Three years later, the Bengals are coming off a season in which they finished 12th in the pass (ahead of such passing regulars as Green Bay, Jacksonville, and Denver) with a Pro Bowl wide receiver in Chad Johnson.

He chalks up much of the success to the professionalism and flexibility of the men who stayed and the ability since '01 to keep the continuity of philosophy, players, and coaches.

"I was really the only new change on offense and the previous coordinator (Ken Anderson) was still on staff," Bratkowski said. "Fortunately, he was a good friend and made that situation easier because it (could have been) very uncomfortable.

"So we were dealing with a group of coaches on the same staff that had run the same offense for a number of years, had worked together, and now here was this guy coming in to change everything and it required a lot of trust and commitment on those other coaches' parts. Here's this guy forcing them to change their thinking, get them out of their comfort level into something they're uncomfortable with and then re-teach it."

During his talk, Bratkowski was able to draw on that 2001 transition to highlight his major points of communicating with the head coach, adjusting in order to look at the big picture instead of getting buried in a position group, and decision-making.

"You're going to have two different coaches on offense with opposing points of views and sometimes the discussions get heated," Bratkowski said. "It's that coach against this coach and you have to make a decision on their proposals and you have to explain to them it's a call based on what's the best fit for the scheme and players and not if you like this guy or that guy."

Much of the coordinator's job is chairing philosophical discussions as a two- to three-inch playbook is constructed.
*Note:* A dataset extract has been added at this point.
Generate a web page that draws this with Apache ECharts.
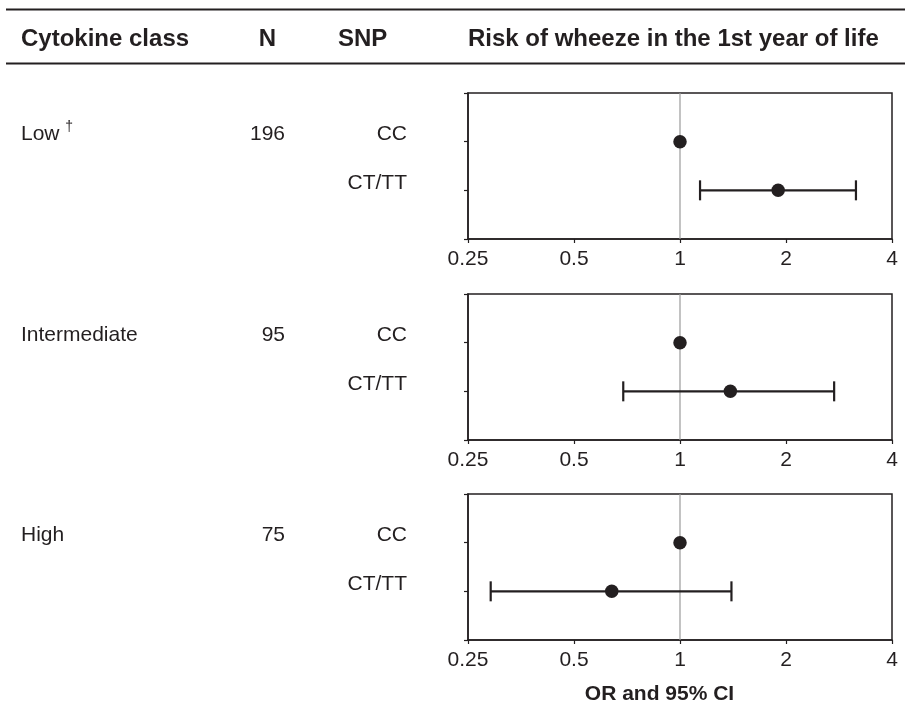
<!DOCTYPE html>
<html>
<head>
<meta charset="utf-8">
<style>
  html, body { margin: 0; padding: 0; background: #ffffff; }
  #chart { width: 905px; height: 713px; }
</style>
<script src="https://cdn.jsdelivr.net/npm/echarts@6/dist/echarts.min.js"></script>
</head>
<body>
<div id="chart"></div>
<script>
// ---- data ----
const headers = ['Cytokine class', 'N', 'SNP', 'Risk of wheeze in the 1st year of life'];
const cytokineClasses = ['Low', 'Intermediate', 'High'];
const classNotes = ['†', '', ''];
const nValues = [196, 95, 75];
const snpLabels = ['CC', 'CT/TT'];
const refOR = [1, 1, 1];            // CC reference group
const ctOR = [1.90, 1.39, 0.64];    // CT/TT odds ratio
const ciLow = [1.14, 0.69, 0.29];
const ciHigh = [3.16, 2.74, 1.40];
const xTicks = [0.25, 0.5, 1, 2, 4];
const xAxisTitle = 'OR and 95% CI';

// ---- layout ----
const INK = '#231f20';
const FONT = 'Arial, "Liberation Sans", Helvetica, sans-serif';
const gridTops = [93, 294, 494];
const gridH = 146;
const gridLeft = 468, gridRight = 13;
const rowY = [1, 2];

const chart = echarts.init(document.getElementById('chart'), null, { renderer: 'canvas' });

const grids = [], xAxes = [], yAxes = [], series = [], graphics = [];

gridTops.forEach((top, i) => {
  grids.push({
    left: gridLeft, right: gridRight, top: top, height: gridH,
    show: true, borderColor: INK, borderWidth: 1.5, backgroundColor: 'transparent'
  });
  xAxes.push({
    gridIndex: i, type: 'log', logBase: 2, position: 'bottom',
    min: xTicks[0], max: xTicks[xTicks.length - 1],
    axisLine: { show: true, onZero: false, lineStyle: { color: INK, width: 1.5 } },
    axisTick: { show: true, inside: false, length: 4, lineStyle: { color: INK, width: 1.2 } },
    splitLine: { show: false },
    minorTick: { show: false },
    axisLabel: {
      show: true, margin: 10, color: INK, fontSize: 21, fontFamily: FONT,
      formatter: v => { const t = xTicks.find(k => Math.abs(k - v) < 1e-6); return t === undefined ? '' : String(t); }
    }
  });
  yAxes.push({
    gridIndex: i, type: 'value', min: 0, max: 3, interval: 1, inverse: true, position: 'left',
    axisLine: { show: true, onZero: false, lineStyle: { color: INK, width: 1.5 } },
    axisTick: { show: true, inside: false, length: 4, lineStyle: { color: INK, width: 1.2 } },
    axisLabel: { show: false },
    splitLine: { show: false }
  });

  // reference line at OR = 1
  series.push({
    type: 'line', xAxisIndex: i, yAxisIndex: i,
    data: [[refOR[i], 0], [refOR[i], 3]],
    symbol: 'none', silent: true, z: 1,
    lineStyle: { color: '#9a9a9a', width: 1.2 }
  });
  // error bar for CT/TT
  series.push({
    type: 'custom', xAxisIndex: i, yAxisIndex: i, z: 2,
    data: [[ciLow[i], ciHigh[i], rowY[1]]],
    encode: { x: [0, 1], y: 2 },
    renderItem: (params, api) => {
      const y = api.value(2);
      const lo = api.coord([api.value(0), y]);
      const hi = api.coord([api.value(1), y]);
      const cap = 10;
      const st = { stroke: INK, lineWidth: 2.2 };
      return {
        type: 'group',
        children: [
          { type: 'line', shape: { x1: lo[0], y1: lo[1], x2: hi[0], y2: hi[1] }, style: st },
          { type: 'line', shape: { x1: lo[0], y1: lo[1] - cap, x2: lo[0], y2: lo[1] + cap }, style: st },
          { type: 'line', shape: { x1: hi[0], y1: hi[1] - cap, x2: hi[0], y2: hi[1] + cap }, style: st }
        ]
      };
    }
  });
  // point estimates
  series.push({
    type: 'scatter', xAxisIndex: i, yAxisIndex: i, z: 3,
    symbol: 'circle', symbolSize: 13.5,
    itemStyle: { color: INK, opacity: 1 },
    data: [[refOR[i], rowY[0]], [ctOR[i], rowY[1]]]
  });

  // table text for this panel
  const yCC = top + gridH * rowY[0] / 3;
  const yCT = top + gridH * rowY[1] / 3;
  graphics.push({
    type: 'text', x: 21, y: yCC - 7.5,
    style: {
      text: cytokineClasses[i] + (classNotes[i] ? ' {sup|' + classNotes[i] + '}' : ''),
      font: '21px ' + FONT, fill: INK, align: 'left', verticalAlign: 'middle',
      rich: { sup: { fontSize: 14, fontFamily: FONT, fill: INK, padding: [0, 0, 14, 0] } }
    }
  });
  graphics.push({
    type: 'text', x: 285, y: yCC - 7.5,
    style: { text: String(nValues[i]), font: '21px ' + FONT, fill: INK, align: 'right', verticalAlign: 'middle' }
  });
  graphics.push({
    type: 'text', x: 407, y: yCC - 7.5,
    style: { text: snpLabels[0], font: '21px ' + FONT, fill: INK, align: 'right', verticalAlign: 'middle' }
  });
  graphics.push({
    type: 'text', x: 407, y: yCT - 7.5,
    style: { text: snpLabels[1], font: '21px ' + FONT, fill: INK, align: 'right', verticalAlign: 'middle' }
  });
});

// header rules
graphics.push({ type: 'line', shape: { x1: 6, y1: 9.5, x2: 905, y2: 9.5 }, style: { stroke: INK, lineWidth: 1.8 } });
graphics.push({ type: 'line', shape: { x1: 6, y1: 63.5, x2: 905, y2: 63.5 }, style: { stroke: INK, lineWidth: 1.8 } });
// header text
const headerX = [21, 267.5, 338, 468];
const headerAlign = ['left', 'center', 'left', 'left'];
headers.forEach((h, k) => {
  graphics.push({
    type: 'text', x: headerX[k], y: 39.5,
    style: { text: h, font: 'bold 24px ' + FONT, fill: INK, align: headerAlign[k], verticalAlign: 'middle' }
  });
});
// x axis title
graphics.push({
  type: 'text', x: 659.5, y: 694.5,
  style: { text: xAxisTitle, font: 'bold 21px ' + FONT, fill: INK, align: 'center', verticalAlign: 'middle' }
});

chart.setOption({
  backgroundColor: '#ffffff',
  animation: false,
  grid: grids,
  xAxis: xAxes,
  yAxis: yAxes,
  series: series,
  graphic: { elements: graphics }
});
</script>
</body>
</html>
It's here that Bratkowski says the coordinator has to bring a broader view that positions coaches sometimes can't afford to have.

"You're trying to look at the big picture, because you're trying to give the system room for flexibility and growth," Bratkowski said. "You can't have a lot of exceptions. I call them warts. 'All right guys, this rule at all times, except this time, this time, and this time.' Those exceptions come back to bite you in the butt because the players don't have anything to hang their hat on."

Lewis took the group through each phase of last season, starting with when he got the job. One of his main points was the importance of budgeting time with media and off-field endeavors so other things won't take time away from coaching. Before a roomful of coaches, he also reminded them how important it is to treat their own coaches well.

"They set the tempo for practice. They're the instructors, they're the master teachers. They have to have an energy that runs over into our players," Lewis said. "If they're not happy, if their wives aren't happy, I don't now how much success we're going to have. We want this to be a great place to work for a long time. There are times in coaching there are those worried about getting the next job instead of doing a good job with the one they've got."